- Interactive map of Hatikumrul Interchange

Location
- Hatikumrul, Salanga Thana Sirajganj District, Bangladesh
- Coordinates: 24°25′09″N 89°33′06″E﻿ / ﻿24.419218°N 89.551712°E
- Roads at junction: Dhaka–North Bengal Highway; Dhaka- Rajshahi Highway; Dhaka–Pabna highway; Dhaka–Rangpur highway;

Construction
- Type: Cloverleaf interchange
- Maintained by: Road Transport and Highways Division

= Hatikumrul Interchange =

Major road junction in Bangladesh

Hatikumrul Interchange (হাতিকুমরুল ইন্টারচেঞ্জ), also known as Hatikumrul Roundabout (হাতিকুমরুল গোলচত্বর), is a major under-construction road interchange in Hatikumrul Union, Sirajganj District, Bangladesh which consists of a cloverstack interchange.

==History==
The Road Transport and Highways Division started construction of an international standard interchange at this important hub of the highway under the SASEC-2 project in 2022 to reduce traffic congestion.

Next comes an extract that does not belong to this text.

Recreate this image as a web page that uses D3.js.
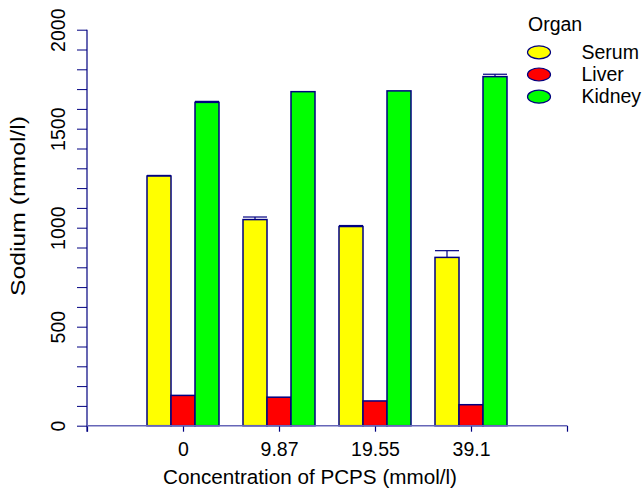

The Chinese contractor, China Railway Construction Bridge Engineering Company, is working on this project. The cost has been estimated at 7.43 billions Bangladeshi taka. The first year was spent resolving the complexities of the land acquisition process. In May 2024, it was said that the project would be completed in December 2025. According to various recent news reports, the construction work on this interchange will be completed in December 2026.